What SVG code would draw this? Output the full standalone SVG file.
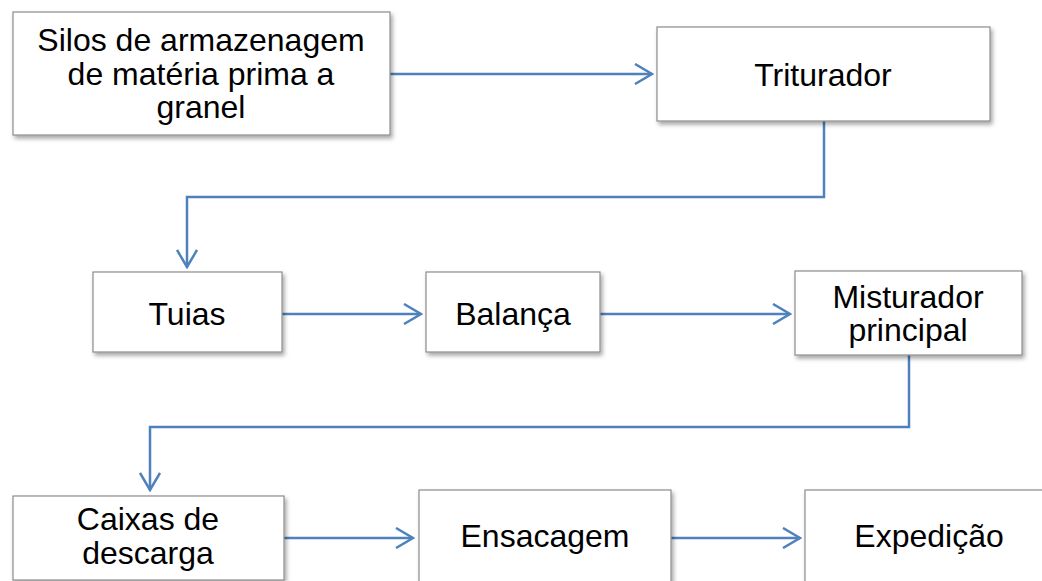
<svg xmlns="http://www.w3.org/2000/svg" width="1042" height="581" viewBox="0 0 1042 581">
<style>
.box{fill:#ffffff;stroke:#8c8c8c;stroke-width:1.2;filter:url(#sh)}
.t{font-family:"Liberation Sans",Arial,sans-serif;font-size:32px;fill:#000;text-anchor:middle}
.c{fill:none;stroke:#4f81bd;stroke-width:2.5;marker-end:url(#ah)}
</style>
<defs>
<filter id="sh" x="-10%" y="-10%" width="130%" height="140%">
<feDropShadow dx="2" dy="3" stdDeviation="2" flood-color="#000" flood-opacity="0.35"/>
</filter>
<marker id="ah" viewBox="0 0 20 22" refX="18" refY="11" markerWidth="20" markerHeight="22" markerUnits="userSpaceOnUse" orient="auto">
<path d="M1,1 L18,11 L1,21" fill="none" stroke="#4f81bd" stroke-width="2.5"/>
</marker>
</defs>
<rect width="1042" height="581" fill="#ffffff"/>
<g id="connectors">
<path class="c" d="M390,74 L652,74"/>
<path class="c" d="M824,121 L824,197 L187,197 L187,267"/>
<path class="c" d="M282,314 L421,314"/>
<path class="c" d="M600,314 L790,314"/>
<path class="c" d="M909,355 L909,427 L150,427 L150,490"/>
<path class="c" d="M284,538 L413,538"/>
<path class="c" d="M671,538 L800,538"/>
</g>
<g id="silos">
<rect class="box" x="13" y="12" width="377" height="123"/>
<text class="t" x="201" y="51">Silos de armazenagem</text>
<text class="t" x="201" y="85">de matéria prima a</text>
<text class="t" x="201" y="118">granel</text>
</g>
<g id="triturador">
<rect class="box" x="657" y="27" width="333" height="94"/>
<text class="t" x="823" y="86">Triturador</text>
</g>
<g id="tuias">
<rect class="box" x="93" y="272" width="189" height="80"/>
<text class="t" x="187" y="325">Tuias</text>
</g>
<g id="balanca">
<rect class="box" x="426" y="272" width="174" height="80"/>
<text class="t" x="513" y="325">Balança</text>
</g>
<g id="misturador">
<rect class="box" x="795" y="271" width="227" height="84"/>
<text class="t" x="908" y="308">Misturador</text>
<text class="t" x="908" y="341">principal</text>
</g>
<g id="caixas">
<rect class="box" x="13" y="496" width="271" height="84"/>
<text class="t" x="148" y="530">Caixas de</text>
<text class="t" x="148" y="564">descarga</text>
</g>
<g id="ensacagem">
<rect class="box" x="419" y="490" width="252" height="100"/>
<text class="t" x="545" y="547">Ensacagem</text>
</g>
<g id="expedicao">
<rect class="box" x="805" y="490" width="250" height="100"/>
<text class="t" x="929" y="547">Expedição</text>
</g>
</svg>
· · ·
Short task: Without the pictures, retype the whole of the material above exactly.

Result for this task:
What SVG code would draw this? Output the full standalone SVG file.
<svg xmlns="http://www.w3.org/2000/svg" width="1042" height="581" viewBox="0 0 1042 581">
<style>
.box{fill:#ffffff;stroke:#8c8c8c;stroke-width:1.2;filter:url(#sh)}
.t{font-family:"Liberation Sans",Arial,sans-serif;font-size:32px;fill:#000;text-anchor:middle}
.c{fill:none;stroke:#4f81bd;stroke-width:2.5;marker-end:url(#ah)}
</style>
<defs>
<filter id="sh" x="-10%" y="-10%" width="130%" height="140%">
<feDropShadow dx="2" dy="3" stdDeviation="2" flood-color="#000" flood-opacity="0.35"/>
</filter>
<marker id="ah" viewBox="0 0 20 22" refX="18" refY="11" markerWidth="20" markerHeight="22" markerUnits="userSpaceOnUse" orient="auto">
<path d="M1,1 L18,11 L1,21" fill="none" stroke="#4f81bd" stroke-width="2.5"/>
</marker>
</defs>
<rect width="1042" height="581" fill="#ffffff"/>
<g id="connectors">
<path class="c" d="M390,74 L652,74"/>
<path class="c" d="M824,121 L824,197 L187,197 L187,267"/>
<path class="c" d="M282,314 L421,314"/>
<path class="c" d="M600,314 L790,314"/>
<path class="c" d="M909,355 L909,427 L150,427 L150,490"/>
<path class="c" d="M284,538 L413,538"/>
<path class="c" d="M671,538 L800,538"/>
</g>
<g id="silos">
<rect class="box" x="13" y="12" width="377" height="123"/>
<text class="t" x="201" y="51">Silos de armazenagem</text>
<text class="t" x="201" y="85">de matéria prima a</text>
<text class="t" x="201" y="118">granel</text>
</g>
<g id="triturador">
<rect class="box" x="657" y="27" width="333" height="94"/>
<text class="t" x="823" y="86">Triturador</text>
</g>
<g id="tuias">
<rect class="box" x="93" y="272" width="189" height="80"/>
<text class="t" x="187" y="325">Tuias</text>
</g>
<g id="balanca">
<rect class="box" x="426" y="272" width="174" height="80"/>
<text class="t" x="513" y="325">Balança</text>
</g>
<g id="misturador">
<rect class="box" x="795" y="271" width="227" height="84"/>
<text class="t" x="908" y="308">Misturador</text>
<text class="t" x="908" y="341">principal</text>
</g>
<g id="caixas">
<rect class="box" x="13" y="496" width="271" height="84"/>
<text class="t" x="148" y="530">Caixas de</text>
<text class="t" x="148" y="564">descarga</text>
</g>
<g id="ensacagem">
<rect class="box" x="419" y="490" width="252" height="100"/>
<text class="t" x="545" y="547">Ensacagem</text>
</g>
<g id="expedicao">
<rect class="box" x="805" y="490" width="250" height="100"/>
<text class="t" x="929" y="547">Expedição</text>
</g>
</svg>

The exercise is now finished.